▸ Source records:
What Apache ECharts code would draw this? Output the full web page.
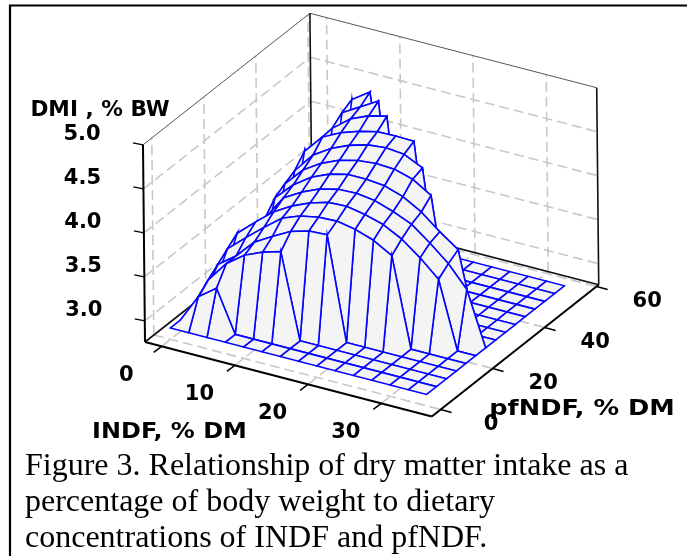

==

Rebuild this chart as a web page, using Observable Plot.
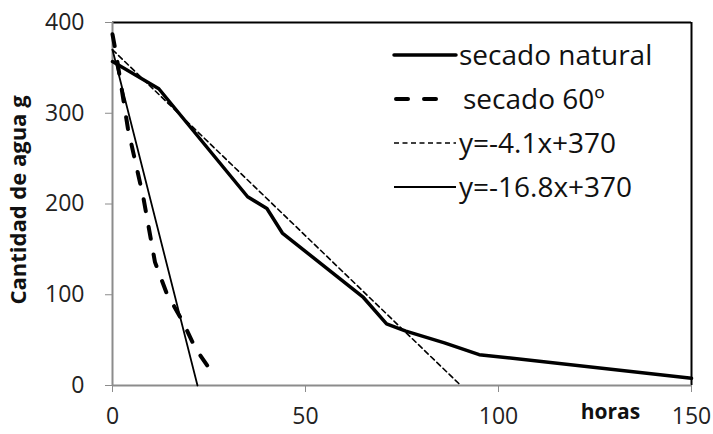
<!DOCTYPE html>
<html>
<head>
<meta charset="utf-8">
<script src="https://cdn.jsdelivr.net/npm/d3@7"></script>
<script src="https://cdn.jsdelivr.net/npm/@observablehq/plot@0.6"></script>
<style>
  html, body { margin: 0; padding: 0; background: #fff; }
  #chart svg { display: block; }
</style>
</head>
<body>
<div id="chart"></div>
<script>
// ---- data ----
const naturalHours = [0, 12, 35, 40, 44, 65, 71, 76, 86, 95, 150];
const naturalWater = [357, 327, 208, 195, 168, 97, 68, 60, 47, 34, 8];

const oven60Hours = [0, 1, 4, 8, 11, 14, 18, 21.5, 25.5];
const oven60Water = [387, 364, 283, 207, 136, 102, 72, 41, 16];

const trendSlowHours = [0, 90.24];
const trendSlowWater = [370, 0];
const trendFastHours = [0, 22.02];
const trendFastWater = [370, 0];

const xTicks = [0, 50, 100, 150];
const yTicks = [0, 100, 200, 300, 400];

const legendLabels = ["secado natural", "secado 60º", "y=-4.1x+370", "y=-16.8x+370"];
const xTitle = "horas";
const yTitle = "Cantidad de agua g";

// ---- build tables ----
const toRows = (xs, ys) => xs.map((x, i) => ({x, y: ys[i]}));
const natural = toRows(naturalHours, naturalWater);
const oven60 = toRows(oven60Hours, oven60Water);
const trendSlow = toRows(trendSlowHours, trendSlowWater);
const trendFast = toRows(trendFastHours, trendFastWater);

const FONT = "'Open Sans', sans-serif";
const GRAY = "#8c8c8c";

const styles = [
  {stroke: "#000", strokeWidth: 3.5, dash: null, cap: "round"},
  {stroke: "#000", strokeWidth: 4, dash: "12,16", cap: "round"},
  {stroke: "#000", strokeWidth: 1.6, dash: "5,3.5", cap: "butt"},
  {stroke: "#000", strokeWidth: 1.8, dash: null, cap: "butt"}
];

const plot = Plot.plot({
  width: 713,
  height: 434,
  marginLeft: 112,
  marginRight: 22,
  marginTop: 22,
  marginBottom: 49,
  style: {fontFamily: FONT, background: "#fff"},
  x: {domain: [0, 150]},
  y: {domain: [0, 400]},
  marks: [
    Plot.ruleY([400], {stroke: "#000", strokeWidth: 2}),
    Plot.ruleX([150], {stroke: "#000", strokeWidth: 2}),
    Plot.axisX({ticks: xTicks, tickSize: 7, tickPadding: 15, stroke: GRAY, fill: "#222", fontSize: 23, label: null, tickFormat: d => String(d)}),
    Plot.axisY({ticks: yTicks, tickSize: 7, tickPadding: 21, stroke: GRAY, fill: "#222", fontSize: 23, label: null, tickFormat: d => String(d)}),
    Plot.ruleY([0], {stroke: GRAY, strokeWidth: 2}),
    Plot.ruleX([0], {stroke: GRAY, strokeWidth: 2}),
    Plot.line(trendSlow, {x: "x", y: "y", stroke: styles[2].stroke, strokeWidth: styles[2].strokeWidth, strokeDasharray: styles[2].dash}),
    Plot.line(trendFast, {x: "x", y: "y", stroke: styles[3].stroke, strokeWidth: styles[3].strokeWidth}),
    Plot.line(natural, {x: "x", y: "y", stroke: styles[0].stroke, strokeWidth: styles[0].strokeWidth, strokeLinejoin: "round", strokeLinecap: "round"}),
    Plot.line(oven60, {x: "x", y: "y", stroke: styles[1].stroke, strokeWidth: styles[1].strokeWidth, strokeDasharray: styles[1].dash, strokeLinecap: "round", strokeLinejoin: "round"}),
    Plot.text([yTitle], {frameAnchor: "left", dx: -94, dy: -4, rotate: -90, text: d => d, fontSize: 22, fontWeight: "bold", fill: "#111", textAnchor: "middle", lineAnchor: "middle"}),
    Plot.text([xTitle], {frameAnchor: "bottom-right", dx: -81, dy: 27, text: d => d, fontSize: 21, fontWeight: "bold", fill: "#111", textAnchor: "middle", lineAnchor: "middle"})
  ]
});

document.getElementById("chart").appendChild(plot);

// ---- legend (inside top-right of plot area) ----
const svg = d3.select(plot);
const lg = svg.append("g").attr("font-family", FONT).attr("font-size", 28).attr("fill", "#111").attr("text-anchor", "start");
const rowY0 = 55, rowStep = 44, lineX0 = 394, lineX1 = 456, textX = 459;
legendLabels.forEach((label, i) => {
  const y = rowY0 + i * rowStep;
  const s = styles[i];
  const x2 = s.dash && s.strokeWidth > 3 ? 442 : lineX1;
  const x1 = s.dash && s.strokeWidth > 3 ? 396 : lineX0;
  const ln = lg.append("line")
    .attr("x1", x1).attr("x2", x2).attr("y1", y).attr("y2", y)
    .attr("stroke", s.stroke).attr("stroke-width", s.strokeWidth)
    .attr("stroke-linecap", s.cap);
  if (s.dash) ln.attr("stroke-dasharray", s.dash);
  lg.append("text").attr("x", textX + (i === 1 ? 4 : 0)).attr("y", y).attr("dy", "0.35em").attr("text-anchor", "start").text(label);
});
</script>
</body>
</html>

▸ Your objective: Copy out each line of the records that holds the string "this".

▸ Result below:
What Apache ECharts code would draw this? Output the full web page.
Rebuild this chart as a web page, using Observable Plot.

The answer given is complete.